Planning a wedding is a complicated task, requiring nerves of steel to navigate all the possible pitfalls, stay on track and make the right decisions. Whether the wedding is a small intimate affair or a grand statement of the wedding couple's union, the wedding is always a sacred event. Trying to cater for multiple religions or cultures can present quite a challenge. While it is important to stay true to the couples closely held beliefs and cultures, a successful multicultural wedding does require a measure of compromise.
Communication is the key
The trouble with people is that they have preconceived ideas and when those expectations are not met there is much drama and hurt feelings. From the beginning of the planning process, keep the cultural and religious influences that will be incorporated into the wedding in the open.
Educate the guests of your intentions
If the wedding requires that the guests wear certain religious items such as a Kippah (Jewish skullcap), inform in advance. Expect a few guests form other cultures to resist and have a backup plan to handle or accommodate their wishes.

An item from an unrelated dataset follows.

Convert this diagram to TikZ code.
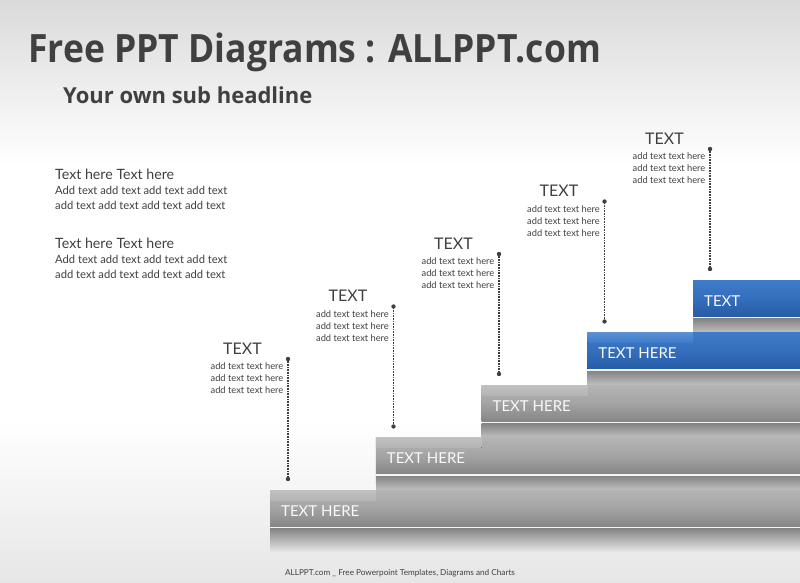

If the wedding uses cultural traditions, include a brief explanation of their significance in the wedding program.
Don’t try to please everyone
Having two different weddings to cater for both cultures is expensive. However, trying to cram everything from different cultures into a single wedding ceremony can lead to disaster. Be selective in which traditions to include, a wedding is a perfect event to explore different cultures, so used this moment to introduce the family and guests to some of your cultural traditions.
Be open when approaching a multicultural wedding, as these can lead to some surprising and memorable fusions of traditions, food, outfits, music and décor. Remember, the only person you really need to impress is your partner.